Effective Policy for Reducing Poverty and Inequality? The Earned Income Tax Credit and the Distribution of Income
Journal of Human Resources 53:859-890, 2018; (Joint with Ankur Patel)
We examine the effect of the EITC on the poverty and income of single mothers with children using a quasi-experiment approach that leverages variation in generosity due to policy expansions across tax years and family sizes. We find that the income increasing effects of the EITC are concentrated between 75% and 150% of income-to-poverty with little effect at the lowest income levels (50% poverty and below) and at levels of 250% of poverty and higher. Specifically, a policy-induced $1000 increase in the EITC leads to an 8.4 percentage point reduction in the share of families with after tax and transfer income below 100% poverty.
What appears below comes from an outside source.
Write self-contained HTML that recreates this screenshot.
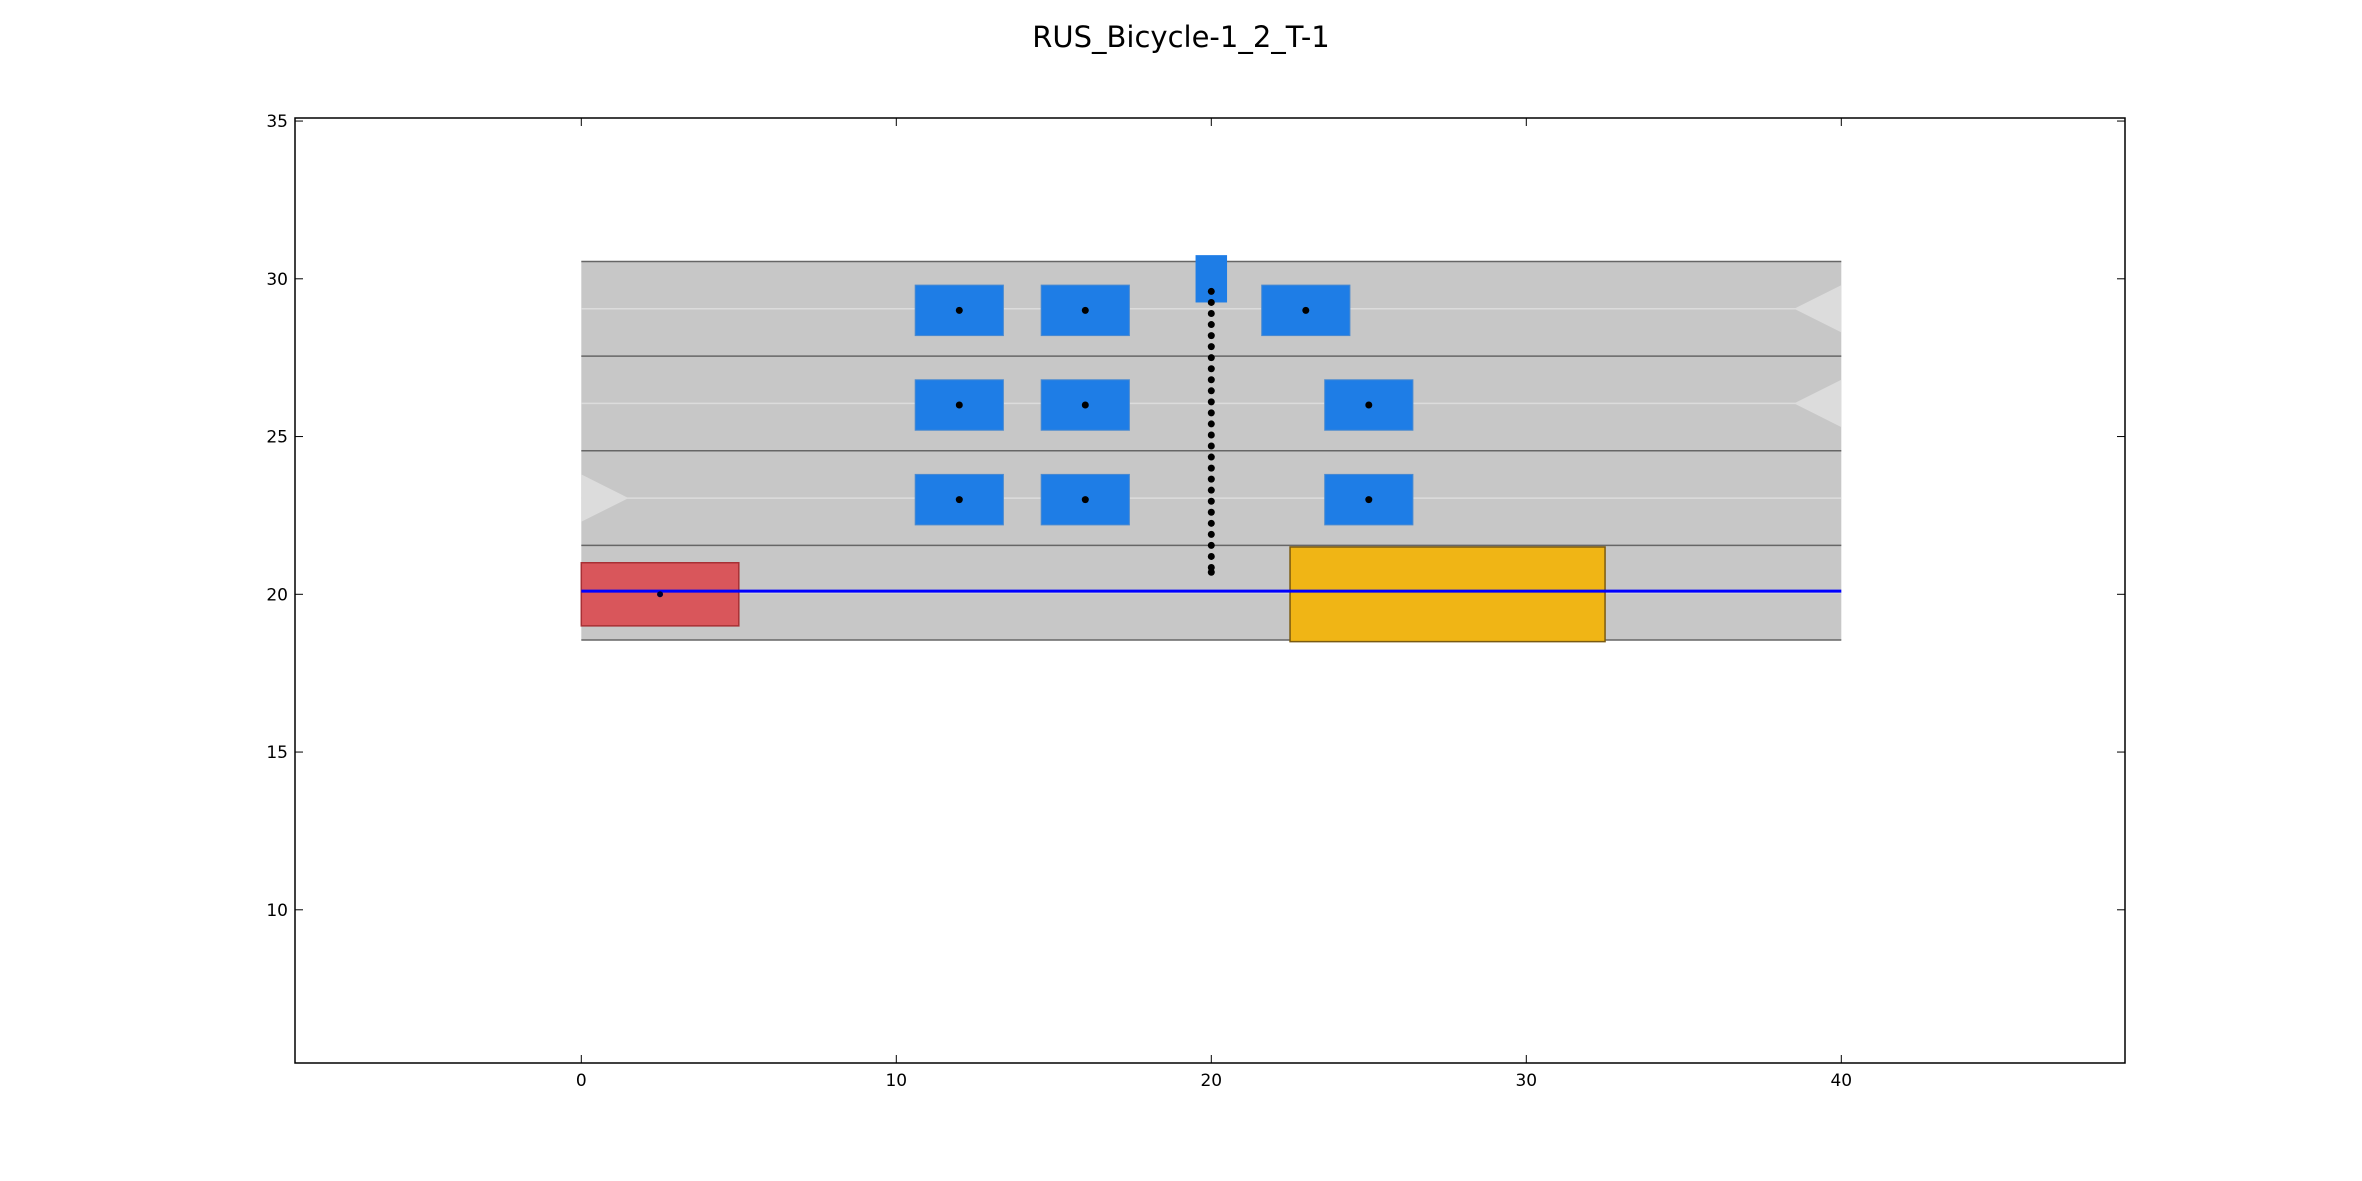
<!DOCTYPE html>
<html><head><meta charset="utf-8"><style>body{margin:0;background:#fff}svg{display:block}text{font-family:"DejaVu Sans","Liberation Sans",sans-serif}</style></head>
<body>
<svg id="c" width="2362" height="1181"></svg>
<script>
const xTicks=[0,10,20,30,40];
const yTicks=[10,15,20,25,30,35];
const laneBounds=[18.55,21.55,24.55,27.55,30.55];
const laneCenters=[20.05,23.05,26.05,29.05];
const carX=[12,16,23,12,16,25,12,16,25];
const carY=[29,29,29,26,26,26,23,23,23];
const bikeDotsY=[29.6,29.25,28.9,28.55,28.2,27.85,27.5,27.15,26.8,26.45,26.1,25.75,25.4,25.05,24.7,24.35,24.0,23.65,23.3,22.95,22.6,22.25,21.9,21.55,21.2,20.85,20.7];
const X=v=>581.3+31.5*v, Y=v=>594.3-31.55*(v-20);
const s=document.getElementById('c');const NS='http://www.w3.org/2000/svg';
function mk(t,a,p){const e=document.createElementNS(NS,t);for(const k in a)e.setAttribute(k,a[k]);(p||s).appendChild(e);return e;}
let e;
e=mk('text',{x:1181,y:47,'text-anchor':'middle','font-size':29});e.textContent='RUS_Bicycle-1_2_T-1';


e=mk('rect',{x:X(0),y:Y(laneBounds[4]),width:X(40)-X(0),height:Y(laneBounds[0])-Y(laneBounds[4]),fill:'#c7c7c7'});


laneBounds.forEach(b=>{e=mk('line',{x1:X(0),x2:X(40),y1:Y(b),y2:Y(b),stroke:'#666','stroke-width':1.5});

});
laneCenters.forEach(c=>{e=mk('line',{x1:X(0),x2:X(40),y1:Y(c),y2:Y(c),stroke:'#dcdcdc','stroke-width':1.5});

});
[[0,23.05,1],[40,29.05,-1],[40,26.05,-1]].forEach(([x,y,d])=>{e=mk('polygon',{points:`${X(x)},${Y(y+0.75)} ${X(x+1.5*d)},${Y(y)} ${X(x)},${Y(y-0.75)}`,fill:'#dcdcdc'});

});
e=mk('rect',{x:X(22.5),y:Y(21.5),width:X(32.5)-X(22.5),height:Y(18.5)-Y(21.5),fill:'#f0b515',stroke:'#7a5a10','stroke-width':1.5});


e=mk('rect',{x:X(0),y:Y(21),width:X(5)-X(0),height:Y(19)-Y(21),fill:'#d9565b',stroke:'#a83035','stroke-width':1.5});


e=mk('line',{x1:X(0),x2:X(40),y1:Y(20.1),y2:Y(20.1),stroke:'#0000ff','stroke-width':3});


e=mk('circle',{cx:X(2.5),cy:Y(20),r:3,fill:'#000033'});


carX.forEach((cx,i)=>{e=mk('rect',{x:X(cx-1.4),y:Y(carY[i]+0.8),width:X(1.4)-X(-1.4),height:Y(-0.8)-Y(0.8),fill:'#1e7de6',stroke:'#4a8ad0','stroke-width':1});


e=mk('circle',{cx:X(cx),cy:Y(carY[i]),r:3.5,fill:'#000'});

});
e=mk('rect',{x:X(19.5),y:Y(30.75),width:X(20.5)-X(19.5),height:Y(29.25)-Y(30.75),fill:'#1e7de6'});


bikeDotsY.forEach(y=>{e=mk('circle',{cx:X(20),cy:Y(y),r:3.5,fill:'#000'});

});
e=mk('rect',{x:295,y:118,width:1830,height:945,fill:'none',stroke:'#000','stroke-width':1.5});


xTicks.forEach(t=>{mk('line',{x1:X(t),x2:X(t),y1:1063,y2:1055,stroke:'#000'});mk('line',{x1:X(t),x2:X(t),y1:118,y2:126,stroke:'#000'});
e=mk('text',{x:X(t),y:1086,'text-anchor':'middle','font-size':17});e.textContent=t;

});
yTicks.forEach(t=>{mk('line',{x1:295,x2:303,y1:Y(t),y2:Y(t),stroke:'#000'});mk('line',{x1:2125,x2:2117,y1:Y(t),y2:Y(t),stroke:'#000'});
e=mk('text',{x:288,y:Y(t)+6,'text-anchor':'end','font-size':17});e.textContent=t;

});
</script>
</body></html>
These results are robust to a rich set of controls and whether we compare single women with and without children or compare women with one child versus women with two or more children. They are also robust to whether we limit our analysis to the sharp increase in the 1993 expansion or use the full period of policy expansion, back to the 1986 Tax Reform Act. Importantly, event study estimates show no evidence of differential pre-trends, providing strong evidence in support of our research design. We use these results to show that by capturing the indirect effects of the credit on earnings, static calculations of the anti-poverty effects of the EITC (such as those released based on the Supplemental Poverty Measure) may be underestimated by almost 50 percent. Ours is the first paper to simultaneously estimate the combined direct and indirect effects of the EITC, to quantify how much we miss by ignoring the behavior effect, and to estimate the effects across the income distribution.